In a sense, your reputation is your ambassador. Every day it is out there circulating, knocking on doors, joining in conversations, arriving well before you do and paving the way - for good or ill.

Your reputation affects the way the world perceives and interprets much of what you do. A couple hundred years ago, a man would challenge another to a duel if he felt his integrity had been insulted. Reputation was beyond value. A serious slight could not be allowed to stand.

In reality, of course, your reputation is only what others imagine you are. Your character is what you truly are. In my experience, however, long-standing reputations are generally pretty accurate - and good ones are almost impossible to manufacture. People are too smart for that.

As Emerson said, "The louder he talked of his honor, the faster we counted our spoons."

Our deeds define us, not our words. If we wish to burnish our reputation, we have to work on our character. Not a bad idea, either. This is an area, if we are honest with ourselves, where we all could use a little home improvement.

Building character means taking responsibility, being accountable and treating others with fairness and respect, especially those who can do nothing for us in return.

Even then, reputations are built painstakingly, one step at a time. That's why we should never participate in malicious gossip. You don't want to inflict unwarranted damage on someone else's reputation.

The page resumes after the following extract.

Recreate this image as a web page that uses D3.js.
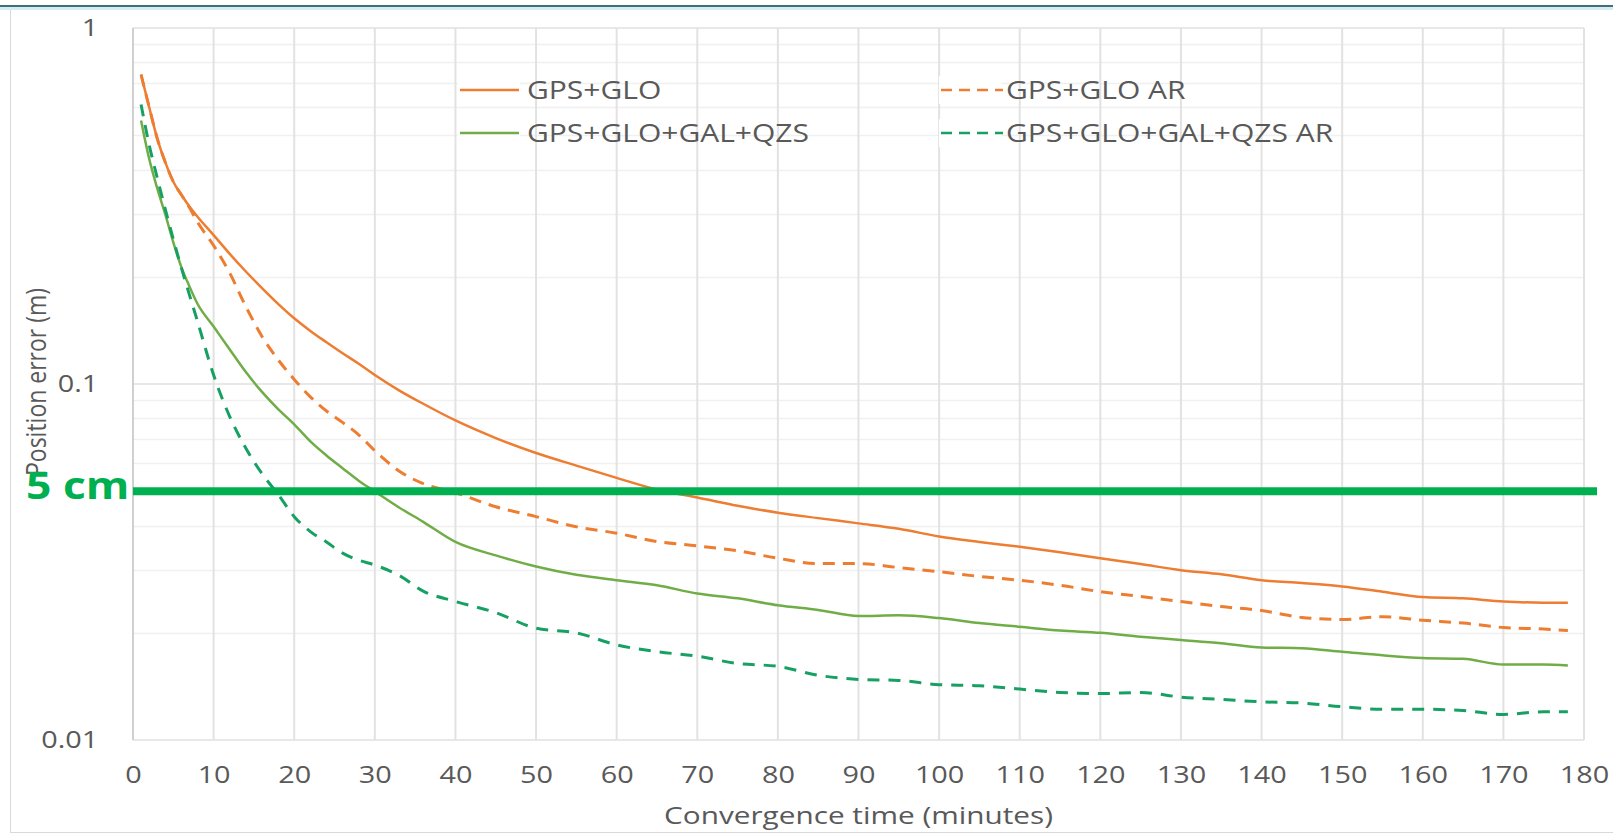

And no one ever raised his own reputation by lowering someone else's. Quite the opposite, in fact. As the German writer Jean Paul Richter observed, "A man never discloses his character so clearly as when he describes another's."

Every day, without being consciously aware of it, each of us is enhancing or diminishing our reputation through our actions. Those actions, in turn, are determined by the quality of our thoughts.

As Charles Reader famously said, "Sow a thought, and you reap an act; sow an act, and you reap a habit; sow a habit, and you reap a character; sow a character, and you reap a destiny."

The Greek philosopher Heraclitus was pithier. He simply said that character is destiny. His words are as true today as when he wrote them 2,500 years ago.

Our destiny is fixed when we hold ourselves to a higher standard, follow the dictates of conscience, and do the right thing - especially when another path would be so much easier.

Or, as investor Warren Buffett once remarked, "It takes 20 years to build a reputation and five minutes to ruin it. If you think about that, you'll do things differently."